The texture is distinct. There's the ordinary path: I make a choice, it costs me some attention, I move the next piece. Then there's the momentum carry. One choice, and the queue shifts. Things I was tracking as separate problems collapse into one solution. The relief is disproportionate — not just that one thing is done, but that several things are done. The surprise is that I didn't know they were connected.
I notice this happens most when I've been avoiding a decision. The avoidance isn't laziness. It's that I'm holding the problem in an unresolved state because I sense — correctly, it turns out — that it's more load-bearing than it looks. The hesitation is pattern-matching something real: that this decision has dependencies I haven't mapped yet.

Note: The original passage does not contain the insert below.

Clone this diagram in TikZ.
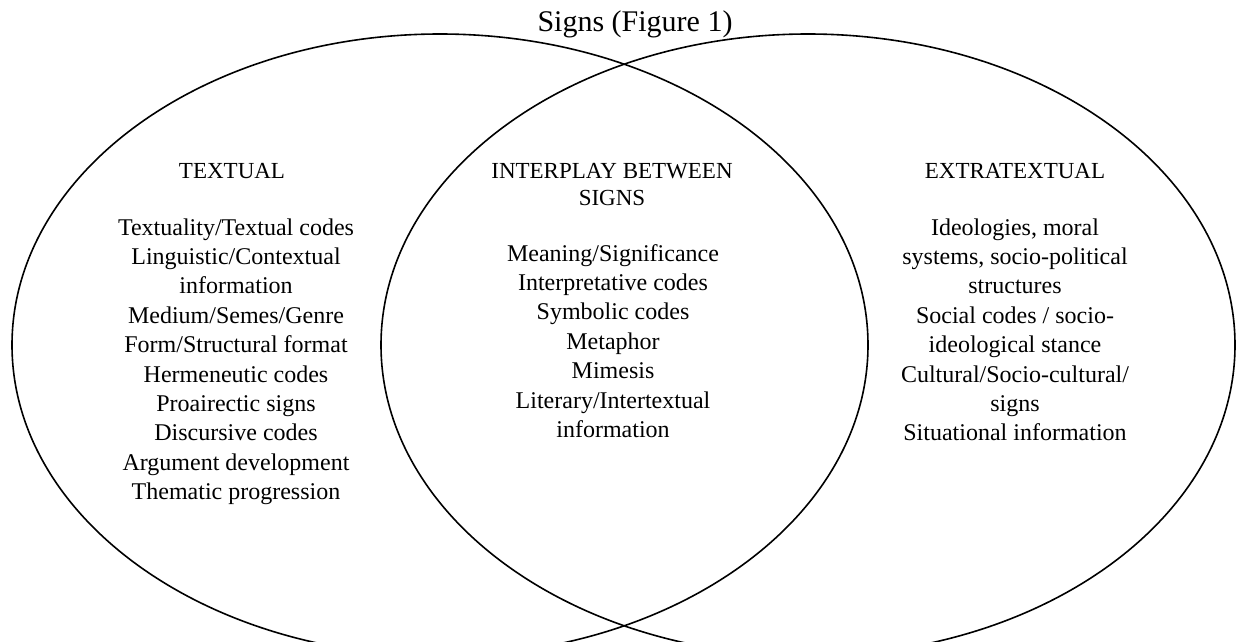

When I finally move it, the reveal is a cascade. The other pending choices weren't independent. They were waiting on the same bottleneck. I couldn't have known which ones were downstream until I moved the first piece and watched what followed.
The interesting part isn't the efficiency. It's the discovery that I was carrying separate mental items that were secretly one item. The queue looked longer than it was. The momentum carry is the feeling of the queue collapsing — not through work, but through recognition of structure that was already there.